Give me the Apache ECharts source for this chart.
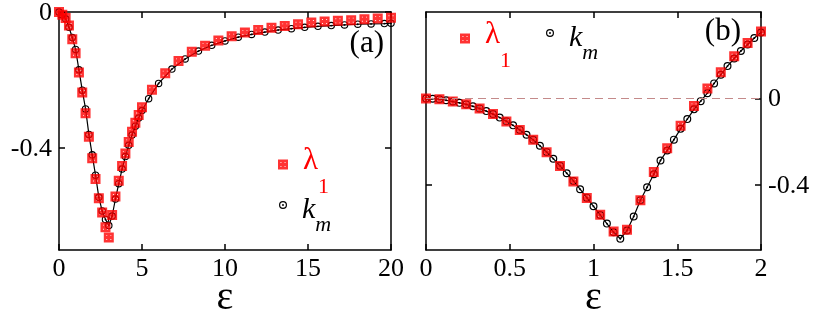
<!DOCTYPE html>
<html>
<head>
<meta charset="utf-8">
<script src="https://cdn.jsdelivr.net/npm/echarts@6/dist/echarts.min.js"></script>
<style>html,body{margin:0;padding:0;background:#fff}#c{width:820px;height:314px}</style>
</head>
<body>
<div id="c"></div>
<script>
// ---- data, panel (a) ----
const lamAX = [0,0.2,0.4,0.6,0.8,1.0,1.2,1.4,1.6,1.8,2.0,2.2,2.4,2.6,2.8,3.0,3.2,3.4,3.6,3.8,4.0,4.2,4.4,4.6,4.8,5.0,5.6,6.4,7.2,8.0,8.8,9.6,10.4,11.2,12.0,12.8,13.6,14.4,15.2,16.0,16.8,17.6,18.4,19.2,20.0];
const lamAY = [0,-0.008,-0.018,-0.040,-0.080,-0.121,-0.178,-0.237,-0.298,-0.367,-0.430,-0.491,-0.548,-0.590,-0.633,-0.663,-0.597,-0.543,-0.496,-0.453,-0.416,-0.382,-0.352,-0.326,-0.303,-0.280,-0.229,-0.180,-0.144,-0.117,-0.099,-0.084,-0.071,-0.060,-0.053,-0.046,-0.041,-0.036,-0.031,-0.028,-0.026,-0.024,-0.021,-0.019,-0.017];
const kmAX = [0,0.2,0.4,0.6,0.8,1.0,1.2,1.4,1.6,1.8,2.0,2.2,2.4,2.6,2.8,3.0,3.2,3.4,3.6,3.8,4.0,4.2,4.4,4.6,4.8,5.0,5.4,6.0,6.8,7.6,8.4,9.2,10.0,10.8,11.6,12.4,13.2,14.0,14.8,15.6,16.4,17.2,18.0,18.8,19.6,20.0];
const kmAY = [0,-0.008,-0.020,-0.045,-0.075,-0.110,-0.170,-0.230,-0.285,-0.360,-0.420,-0.480,-0.545,-0.585,-0.610,-0.628,-0.600,-0.550,-0.505,-0.462,-0.425,-0.392,-0.362,-0.336,-0.312,-0.290,-0.255,-0.210,-0.168,-0.138,-0.115,-0.098,-0.085,-0.074,-0.066,-0.059,-0.053,-0.049,-0.045,-0.042,-0.040,-0.038,-0.036,-0.035,-0.034,-0.033];
// ---- data, panel (b) ----
const lamBX = [0,0.08,0.16,0.24,0.32,0.40,0.48,0.56,0.64,0.72,0.80,0.88,0.96,1.04,1.12,1.20,1.28,1.36,1.44,1.52,1.60,1.68,1.76,1.84,1.92,2.00];
const lamBY = [0,-0.003,-0.014,-0.026,-0.046,-0.072,-0.106,-0.145,-0.191,-0.248,-0.312,-0.383,-0.460,-0.537,-0.615,-0.606,-0.470,-0.340,-0.230,-0.126,-0.034,0.047,0.122,0.195,0.257,0.310];
const kmBX = [0,0.04,0.08,0.12,0.16,0.20,0.24,0.28,0.32,0.36,0.40,0.44,0.48,0.52,0.56,0.60,0.64,0.68,0.72,0.76,0.80,0.84,0.88,0.92,0.96,1.00,1.04,1.08,1.12,1.16,1.20,1.24,1.28,1.32,1.36,1.40,1.44,1.48,1.52,1.56,1.60,1.64,1.68,1.72,1.76,1.80,1.84,1.88,1.92,1.96,2.00];
const kmBY = [0,-0.001,-0.003,-0.008,-0.014,-0.020,-0.027,-0.036,-0.046,-0.058,-0.072,-0.088,-0.105,-0.124,-0.145,-0.167,-0.191,-0.218,-0.247,-0.278,-0.311,-0.345,-0.381,-0.419,-0.458,-0.498,-0.538,-0.578,-0.618,-0.648,-0.610,-0.545,-0.470,-0.410,-0.350,-0.286,-0.240,-0.190,-0.140,-0.095,-0.050,-0.012,0.025,0.070,0.110,0.150,0.185,0.220,0.250,0.280,0.305];
// ---- tick labels ----
const xTicksA = [0,5,10,15,20];
const xTicksB = [0,0.5,1,1.5,2];
const yTicks = [-0.4,0];
const yTickLabels = ['-0.4','0'];
const panelLabels = ['(a)','(b)'];

const FONT = "'Liberation Serif', 'Times New Roman', 'DejaVu Serif', serif";
const RED = '#ff0000';
const SQ = 'path://M0,0H10V10H0Z M2.5,2.5V3.4H3.4V2.5Z M6.6,2.5V3.4H7.5V2.5Z M2.5,6.6V7.5H3.4V6.6Z M6.6,6.6V7.5H7.5V6.6Z';
const CI = 'path://M5,0A5,5 0 1,1 5,10A5,5 0 1,1 5,0Z M5,1.5A3.5,3.5 0 1,0 5,8.5A3.5,3.5 0 1,0 5,1.5Z M5,3.8A1.2,1.2 0 1,1 5,6.2A1.2,1.2 0 1,1 5,3.8Z';

const zip = (xs, ys) => xs.map((x, i) => [x, ys[i]]);

const lineW = 1.5;
function xAx(grid, min, max, interval, pos, showName) {
  return {
    type: 'value', gridIndex: grid, position: pos, min, max, interval,
    axisLine: {show: true, onZero: false, lineStyle: {color: '#000', width: lineW}},
    axisTick: {show: true, inside: true, length: 6, lineStyle: {color: '#000', width: lineW}},
    axisLabel: {show: false},
    splitLine: {show: false},
    name: showName ? 'ε' : '', nameLocation: 'middle', nameGap: 28,
    nameTextStyle: {color: '#000', fontFamily: FONT, fontSize: 40}
  };
}
function yAx(grid, min, max, pos) {
  return {
    type: 'value', gridIndex: grid, position: pos, min, max, interval: 0.1,
    axisLine: {show: true, onZero: false, lineStyle: {color: '#000', width: lineW}},
    axisTick: {show: true, inside: true, length: 6, lineStyle: {color: '#000', width: lineW}, customValues: yTicks},
    axisLabel: {show: false},
    splitLine: {show: false}
  };
}

const rich = {
  l: {fontFamily: FONT, fontSize: 31, color: RED, padding: [0, 0, 8, 10]},
  s: {fontFamily: FONT, fontSize: 22, color: RED, padding: [46, 0, 0, 0]},
  k: {fontFamily: FONT, fontStyle: 'italic', fontSize: 30, color: '#000', padding: [10, 0, 0, 10]},
  m: {fontFamily: FONT, fontStyle: 'italic', fontSize: 22, color: '#000', padding: [40, 0, 0, 0]}
};
const fmt = name => name.startsWith('lam') ? '{l|λ}{s|1}' : '{k|k}{m|m}';
function leg(name, icon, w, left, top) {
  return {
    show: true, left, top, padding: 0, itemGap: 0, itemWidth: w, itemHeight: w,
    data: [{name, icon}], formatter: fmt, textStyle: {fontFamily: FONT, rich}, selectedMode: false
  };
}

const option = {
  animation: false,
  backgroundColor: '#fff',
  textStyle: {fontFamily: FONT},
  grid: [
    {left: 59, top: 12, width: 332, height: 238, containLabel: false, outerBoundsMode: 'none'},
    {left: 426, top: 12, width: 335, height: 238, containLabel: false, outerBoundsMode: 'none'}
  ],
  xAxis: [
    xAx(0, 0, 20, 5, 'bottom', true),
    xAx(0, 0, 20, 5, 'top', false),
    xAx(1, 0, 2, 0.5, 'bottom', true),
    xAx(1, 0, 2, 0.5, 'top', false)
  ],
  yAxis: [
    yAx(0, -0.7, 0, 'left'),
    yAx(0, -0.7, 0, 'right'),
    yAx(1, -0.7, 0.4, 'left'),
    yAx(1, -0.7, 0.4, 'right')
  ],
  legend: [
    leg('lam_a', SQ, 10, 278, 145),
    leg('km_a', CI, 8, 279, 195),
    leg('lam_b', SQ, 10, 460, 19),
    leg('km_b', CI, 8, 546, 23)
  ],
  series: [
    {name: 'km_a', type: 'line', xAxisIndex: 0, yAxisIndex: 0, data: zip(kmAX, kmAY),
     symbol: CI, symbolSize: 7.5, showAllSymbol: true, itemStyle: {color: '#000', borderWidth: 0},
     lineStyle: {color: '#000', width: 1.2}, z: 2},
    {name: 'lam_a', type: 'scatter', xAxisIndex: 0, yAxisIndex: 0, data: zip(lamAX, lamAY),
     symbol: SQ, symbolSize: 10, itemStyle: {color: RED}, z: 3},
    {name: 'km_b', type: 'line', xAxisIndex: 2, yAxisIndex: 2, data: zip(kmBX, kmBY),
     symbol: CI, symbolSize: 8, showAllSymbol: true, itemStyle: {color: '#000', borderWidth: 0},
     lineStyle: {color: '#000', width: 1.2}, z: 2},
    {name: 'lam_b', type: 'scatter', xAxisIndex: 2, yAxisIndex: 2, data: zip(lamBX, lamBY),
     symbol: SQ, symbolSize: 10, itemStyle: {color: RED}, z: 3,
     markLine: {silent: true, symbol: ['none', 'none'], label: {show: false},
       lineStyle: {type: [8, 5], color: '#c48a8a', width: 1}, data: [{yAxis: 0}]}}
  ]
};
const chart = echarts.init(document.getElementById('c'), null, {renderer: 'canvas'});
chart.setOption(option);

// tick labels placed through the axes' own scales (recomputed on resize)
const TS = {fontFamily: FONT, fontSize: 26, fill: '#000'};
const px = (axis, idx, v) => chart.convertToPixel({[axis]: idx}, v);
function placeLabels() {
  const g = [];
  const addX = (xi, yi, ticks, yMin) => {
    const yb = px('yAxisIndex', yi, yMin);
    ticks.forEach((v, i) => g.push({type: 'text', id: 'x' + xi + '_' + i, x: px('xAxisIndex', xi, v), y: yb + 6,
      style: Object.assign({text: String(v), align: 'center', verticalAlign: 'top'}, TS)}));
  };
  addX(0, 0, xTicksA, -0.7);
  addX(2, 2, xTicksB, -0.7);
  const xl = px('xAxisIndex', 0, 0);
  yTicks.forEach((v, i) => g.push({type: 'text', id: 'ya' + i, x: xl - 7, y: px('yAxisIndex', 0, v) + 1,
    style: Object.assign({text: yTickLabels[i], align: 'right', verticalAlign: 'middle'}, TS)}));
  const xr = px('xAxisIndex', 2, 2);
  yTicks.forEach((v, i) => g.push({type: 'text', id: 'yb' + i, x: xr + 7, y: px('yAxisIndex', 2, v) + 1,
    style: Object.assign({text: yTickLabels[i], align: 'left', verticalAlign: 'middle'}, TS)}));
  g.push({type: 'text', id: 'pa', right: 820 - 384, top: 28, style: {text: panelLabels[0], fontFamily: FONT, fontSize: 31, fill: '#000'}});
  g.push({type: 'text', id: 'pb', right: 820 - 741, top: 16, style: {text: panelLabels[1], fontFamily: FONT, fontSize: 31, fill: '#000'}});
  chart.setOption({graphic: g});
}
placeLabels();
window.addEventListener('resize', () => { chart.resize(); placeLabels(); });
</script>
</body>
</html>
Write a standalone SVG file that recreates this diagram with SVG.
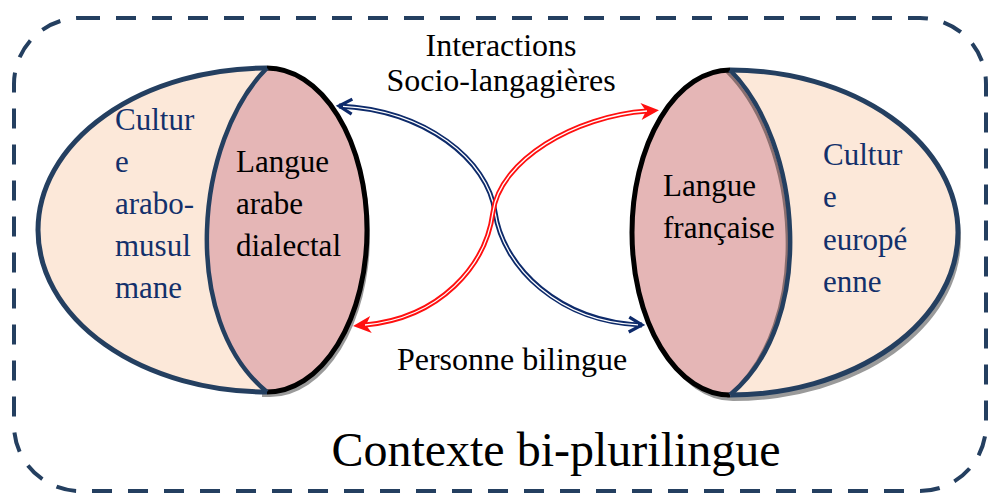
<svg xmlns="http://www.w3.org/2000/svg" width="990" height="496" viewBox="0 0 990 496">
<style>
text{font-family:"Liberation Serif","Times New Roman",serif;}
.lbl{font-size:31px;fill:#000;}
.top{font-size:32px;fill:#000;}
.cul{font-size:31px;fill:#13306b;}
.culfill{fill:#fce8d9;stroke:#243f60;stroke-width:5;}
.lens{fill:#e5b6b6;stroke:none;}
.lensout{fill:none;stroke:#000;stroke-width:5;}
.inner{fill:none;stroke:#243f60;stroke-width:4.5;}
.shadow{fill:#9a9a9a;stroke:none;}
.blue{fill:none;stroke:#0d2a6a;stroke-width:5;}
.red{fill:none;stroke:#ff1010;stroke-width:5;}
.core{fill:none;stroke:#fff;stroke-width:1.3;}
</style>
<defs>
<marker id="ab" viewBox="-16 -10 20 20" refX="0" refY="0" markerWidth="20" markerHeight="20" markerUnits="userSpaceOnUse" orient="auto-start-reverse">
<path d="M-13,-7.5 L0,0 L-13,7.5" fill="none" stroke="#0d2a6a" stroke-width="3.2" stroke-linejoin="miter"/>
</marker>
<marker id="ar" viewBox="-8 -10 22 20" refX="0" refY="0" markerWidth="22" markerHeight="20" markerUnits="userSpaceOnUse" orient="auto-start-reverse">
<path d="M12,0 L-6,-8.5 L-1,0 L-6,8.5 Z" fill="#ff1010"/>
</marker>
</defs>

<rect x="14" y="18" width="972" height="473" rx="66" ry="66" fill="none" stroke="#243f60" stroke-width="4" stroke-dasharray="20 16"/>

<g id="node-left">
<path class="shadow" d="M270,73 A100,162 0 0 1 270,397 L262,397 Z"/>
<path class="culfill" d="M267,68 A229,162 0 0 0 267,392"/>
<path class="lens" d="M267,68 A100,162 0 0 1 267,392 C179,320 195,140 267,68 Z"/>
<path class="lensout" d="M267,68 A100,162 0 0 1 267,392"/>
<path class="inner" d="M267,392 C179,320 195,140 267,68"/>
<text class="cul" x="115" y="130">Cultur</text>
<text class="cul" x="115" y="172">e</text>
<text class="cul" x="115" y="214">arabo-</text>
<text class="cul" x="115" y="256">musul</text>
<text class="cul" x="115" y="298">mane</text>
<text class="lbl" x="236" y="172">Langue</text>
<text class="lbl" x="236" y="214">arabe</text>
<text class="lbl" x="236" y="256">dialectal</text>
</g>

<g id="node-right">
<path class="shadow" d="M733,76 A228,162.5 0 0 1 733,401 A98,162.5 0 0 1 733,76 Z"/>
<path class="culfill" d="M730,70 A228,162.5 0 0 1 730,395"/>
<path class="lens" d="M730,70 A98,162.5 0 0 0 730,395 C818,322 802,142 730,70 Z"/>
<path d="M727,72 C799,144 815,324 727,397" fill="none" stroke="#8a6f6f" stroke-width="3"/>
<path class="lensout" d="M730,70 A98,162.5 0 0 0 730,395"/>
<path class="inner" d="M730,395 C818,322 802,142 730,70"/>
<text class="lbl" x="663" y="196">Langue</text>
<text class="lbl" x="663" y="238">française</text>
<text class="cul" x="823" y="165">Cultur</text>
<text class="cul" x="823" y="207">e</text>
<text class="cul" x="823" y="250">europé</text>
<text class="cul" x="823" y="292">enne</text>
</g>

<g id="connectors">
<path class="blue" marker-start="url(#ab)" marker-end="url(#ab)" d="M339,106 C425,110 488,160 495,212 C503,268 560,322 642,325"/>
<path class="core" d="M343,106.3 C425,110 488,160 495,212 C503,268 560,322 638,324.9"/>
<path class="red" marker-start="url(#ar)" marker-end="url(#ar)" d="M647,111 C575,116 500,160 493,212 C486,266 440,318 365,325"/>
<path class="core" d="M647,111 C575,116 500,160 493,212 C486,266 440,318 365,325"/>
</g>

<g id="labels">
<text class="top" x="501" y="56" text-anchor="middle">Interactions</text>
<text class="top" x="501" y="91" text-anchor="middle">Socio-langagières</text>
<text class="top" x="512" y="370" text-anchor="middle">Personne bilingue</text>
<text x="556" y="466" text-anchor="middle" style="font-size:48px;fill:#000">Contexte bi-plurilingue</text>
</g>
</svg>
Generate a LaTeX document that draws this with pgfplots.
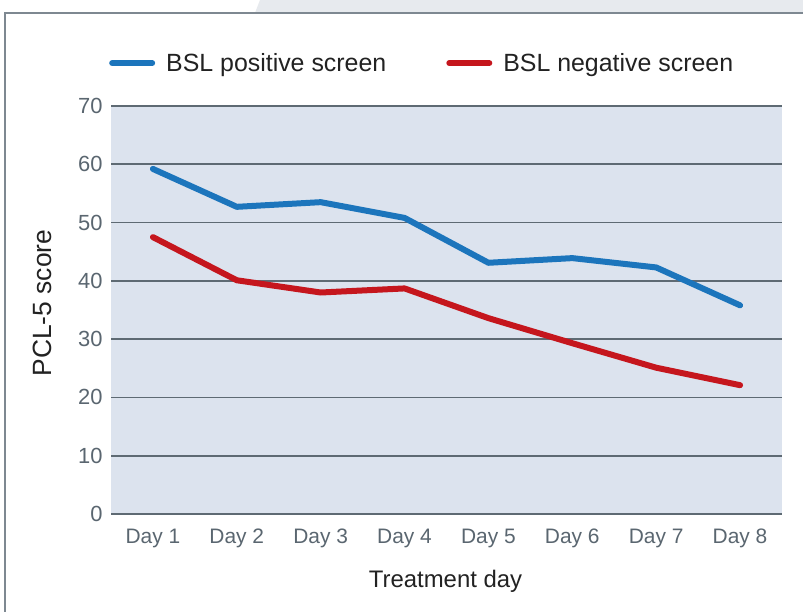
\documentclass[border=0pt]{standalone}
\usepackage{fontspec}
\setmainfont{Liberation Sans}
\usepackage{pgfplots}
\pgfplotsset{compat=1.18}
\definecolor{bsblue}{HTML}{1C75BC}
\definecolor{bsred}{HTML}{C5161D}
\definecolor{bgblue}{HTML}{DCE3EE}
\definecolor{gridgrey}{HTML}{5E6A73}
\definecolor{ticktext}{HTML}{5A6670}
\definecolor{frameline}{HTML}{7E8891}
\definecolor{framefill}{HTML}{E7EAEE}
\definecolor{darktext}{HTML}{222222}
\begin{document}
\begin{tikzpicture}[x=1bp,y=1bp]
\useasboundingbox (0,0) rectangle (803,612);
\fill[white] (0,0) rectangle (803,612);
\fill[framefill] (260,612) -- (255,599) -- (803,599) -- (803,612) -- cycle;
\draw[frameline, line width=1.5bp] (5,-5) -- (5,599) -- (810,599);
\begin{axis}[
  at={(111bp,98bp)}, anchor=south west,
  scale only axis, width=671bp, height=408bp,
  xmin=-0.5, xmax=7.5, ymin=0, ymax=70,
  ytick={0,10,...,70},
  xtick={0,...,7},
  xticklabels={Day 1,Day 2,Day 3,Day 4,Day 5,Day 6,Day 7,Day 8},
  axis background/.style={fill=bgblue},
  axis line style={draw=none},
  major tick length=0pt,
  ymajorgrids,
  grid style={gridgrey, line width=1.8bp},
  /pgf/number format/assume math mode=true,
  yticklabel style={font=\fontsize{22}{26}\selectfont, text=ticktext, anchor=east, xshift=-5bp},
  xticklabel style={font=\fontsize{21}{25}\selectfont, text=ticktext, anchor=base, yshift=-30bp},
  xlabel={Treatment day},
  xlabel style={font=\fontsize{24}{28}\selectfont, text=darktext, at={(axis description cs:0.4985,-0.179)}, anchor=base},
  ylabel={PCL-5 score},
  ylabel style={font=\fontsize{26.5}{30}\selectfont, text=darktext, at={(axis description cs:-0.088,0.517)}, anchor=base},
  legend columns=2,
  legend style={draw=none, fill=none, at={(axis description cs:-0.003,1.105)}, anchor=west,
    font=\fontsize{25}{30}\selectfont, text=darktext, inner sep=0pt,
    nodes={inner sep=0pt},
    /tikz/every odd column/.append style={column sep=11bp},
    /tikz/every even column/.append style={column sep=60bp}},
  legend cell align=left,
  legend image code/.code={\draw[#1, line width=6bp, line cap=round] (0bp,0bp) -- (40bp,0bp);},
  every axis plot/.append style={line width=6bp, line cap=round, line join=round},
]
\addplot[bsblue, mark=none] coordinates {(0,59.2) (1,52.7) (2,53.5) (3,50.8) (4,43.1) (5,43.9) (6,42.3) (7,35.8)};
\addlegendentry{BSL positive screen}
\addplot[bsred, mark=none] coordinates {(0,47.5) (1,40.1) (2,38.0) (3,38.7) (4,33.6) (5,29.3) (6,25.1) (7,22.1)};
\addlegendentry{BSL negative screen}
\end{axis}
\end{tikzpicture}
\end{document}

===

*Exercise details*:
Copy out every line with the word "that".

*Answer to the problem*:
Write a standalone SVG file that recreates this diagram with SVG.
Generate a LaTeX document that draws this with pgfplots.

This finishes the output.